I have spent many formative years running road races. I've run neighborhood 3 mile events and more 10Ks than I can count. I've done the Army 10 miler once, and the Kiawah Island half-marathon once. I've been at numerous finish lines cheering for loved ones and everyone running around them. My dad just finished 2nd in his age division (70-75) in the Cherry Blossom 10 miler on April 7.
When I first started running, back in 1980, I didn't know many marathoners, and the ones I knew were male and young and just out of college where they'd run track and field. When I first started running, women didn't run the marathon in the Olympics--that event was first added for the 1984 Games. The world has changed--in some ways for the better, and in some ways for the worse. In all my running years, I worried more about my body failing or being attacked as I logged my miles in the early morning. Now, we may have had a new worry added.
Yesterday, when I heard about bombs at the Boston Marathon, my first thought was, is it that time of year already? Once upon a time, the calendar of road races and track and field ran alongside the regular calendar in my head, a different liturgical pattern. And then I felt sick and sad.
Those of us who have spent time around road races know that they're vulnerable events: runners move through city streets cheered on by people who really can't be screened. It's not like going to watch a baseball game.
I hope we don't decide to cancel a lot of events. I hope we decide that some things are worth the risk. Marathons teach us to be brave and to attempt things we never thought we could do. We can't turn into scared mice who refuse to leave the house.
Today may be a day when many of us struggle to feel hopeful. It's a week of grim anniversaries: the Virginia Tech shootings, the Oklahoma City bombing, the Columbine shootings.
Let me remind us all of a more positive anniversary. On this day, in 1963, Martin Luther King wrote his influential "Letter from a Birmingham Jail." Go here to read it and be impressed. Here's a taste: "I cannot sit idly by in Atlanta and not be concerned about what happens in Birmingham. Injustice anywhere is a threat to justice everywhere. We are caught in an inescapable network of mutuality, tied in a single garment of destiny. Whatever affects one directly, affects all indirectly."

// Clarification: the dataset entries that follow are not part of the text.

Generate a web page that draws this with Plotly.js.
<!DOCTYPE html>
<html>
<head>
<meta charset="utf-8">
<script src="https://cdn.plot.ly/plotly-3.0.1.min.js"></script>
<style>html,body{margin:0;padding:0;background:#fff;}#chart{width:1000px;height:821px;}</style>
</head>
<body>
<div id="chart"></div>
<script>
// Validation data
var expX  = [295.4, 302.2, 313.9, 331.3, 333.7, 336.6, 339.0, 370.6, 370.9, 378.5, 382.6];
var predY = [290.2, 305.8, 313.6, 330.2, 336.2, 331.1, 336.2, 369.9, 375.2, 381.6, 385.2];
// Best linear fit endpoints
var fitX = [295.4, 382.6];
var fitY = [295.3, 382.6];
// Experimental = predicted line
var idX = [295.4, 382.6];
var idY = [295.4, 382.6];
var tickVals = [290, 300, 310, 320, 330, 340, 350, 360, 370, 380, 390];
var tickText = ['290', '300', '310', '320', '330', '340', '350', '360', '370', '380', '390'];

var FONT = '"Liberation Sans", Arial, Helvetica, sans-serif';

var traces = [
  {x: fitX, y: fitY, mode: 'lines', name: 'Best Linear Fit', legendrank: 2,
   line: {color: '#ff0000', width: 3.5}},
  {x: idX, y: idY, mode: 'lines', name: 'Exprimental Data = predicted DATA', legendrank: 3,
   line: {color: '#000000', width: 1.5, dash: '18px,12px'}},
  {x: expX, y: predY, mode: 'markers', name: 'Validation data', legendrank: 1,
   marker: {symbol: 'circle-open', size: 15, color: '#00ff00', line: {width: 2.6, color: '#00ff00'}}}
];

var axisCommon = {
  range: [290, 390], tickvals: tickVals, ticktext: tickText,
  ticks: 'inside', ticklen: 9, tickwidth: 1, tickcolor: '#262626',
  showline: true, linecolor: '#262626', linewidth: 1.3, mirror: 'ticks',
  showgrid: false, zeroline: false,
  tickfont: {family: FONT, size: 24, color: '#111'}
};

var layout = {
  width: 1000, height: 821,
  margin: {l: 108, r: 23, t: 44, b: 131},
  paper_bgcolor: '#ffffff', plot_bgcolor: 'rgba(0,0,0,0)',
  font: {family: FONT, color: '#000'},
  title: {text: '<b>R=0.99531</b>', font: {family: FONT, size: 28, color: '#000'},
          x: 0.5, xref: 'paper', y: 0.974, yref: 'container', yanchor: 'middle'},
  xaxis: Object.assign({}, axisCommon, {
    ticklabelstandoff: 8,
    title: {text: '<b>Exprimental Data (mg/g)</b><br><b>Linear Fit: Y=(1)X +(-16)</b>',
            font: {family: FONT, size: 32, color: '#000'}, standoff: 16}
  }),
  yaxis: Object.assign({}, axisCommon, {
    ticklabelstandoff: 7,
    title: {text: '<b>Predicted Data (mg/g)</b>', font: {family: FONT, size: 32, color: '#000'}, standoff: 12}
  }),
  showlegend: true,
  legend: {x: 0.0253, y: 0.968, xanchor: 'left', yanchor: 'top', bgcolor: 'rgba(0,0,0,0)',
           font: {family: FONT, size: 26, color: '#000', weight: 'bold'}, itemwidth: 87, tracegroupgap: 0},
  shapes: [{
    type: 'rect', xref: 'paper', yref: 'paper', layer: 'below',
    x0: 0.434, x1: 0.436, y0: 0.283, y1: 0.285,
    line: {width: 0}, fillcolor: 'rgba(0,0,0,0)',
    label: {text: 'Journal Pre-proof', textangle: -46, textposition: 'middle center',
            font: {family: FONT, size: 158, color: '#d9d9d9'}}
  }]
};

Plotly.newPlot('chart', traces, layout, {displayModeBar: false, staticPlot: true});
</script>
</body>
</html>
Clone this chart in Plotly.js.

This letter didn't change the world immediately. In fact, it took months before a critical mass of people became aware of it. But it is one of the documents of the Civil Rights movement and of U.S. history that changed the trajectory.
We live in a more just world because of that letter. It was a bomb of a different sort.
We all have choices to make each and every day. Some actions will move the world towards peace, towards justice, towards love. Others will move the world towards terror, towards fear, towards hate.
Like marathoners, like Civil Rights workers, we are in training for a much larger event, maybe larger than we realize right now. In days like these, it's important to continue to commit ourselves to love, courage, and peace.
thinking too hard
4 years ago
1 comment:
Thank you. The Letter from Birmingham Jail and the bombs yesterday do go together. The butterfly effect amazing. It was Sunday that I heard a sermon remembering the bombings in Mississippi during the Civil Rights movement in the 1960's. In those days it was other terrorists who were trying to manipulate the Black folk of their area. Today we are afraid that our nation is under attack. It all comes from the same demonic urge--the need to control. When we run, vulnerable and free we belie the world's need to control. To run freely in our world is just what our faith demands. It is a sign to the world that life is meant to be lived with such grace and abandon. It is amazing that that freedom is so fearful for some that it needs to be attacked.
Personally, I think that this is a random bomber (rather than an organized terrorist movement) who is especially frightened by peoples' freedom because he is specifically NOT free.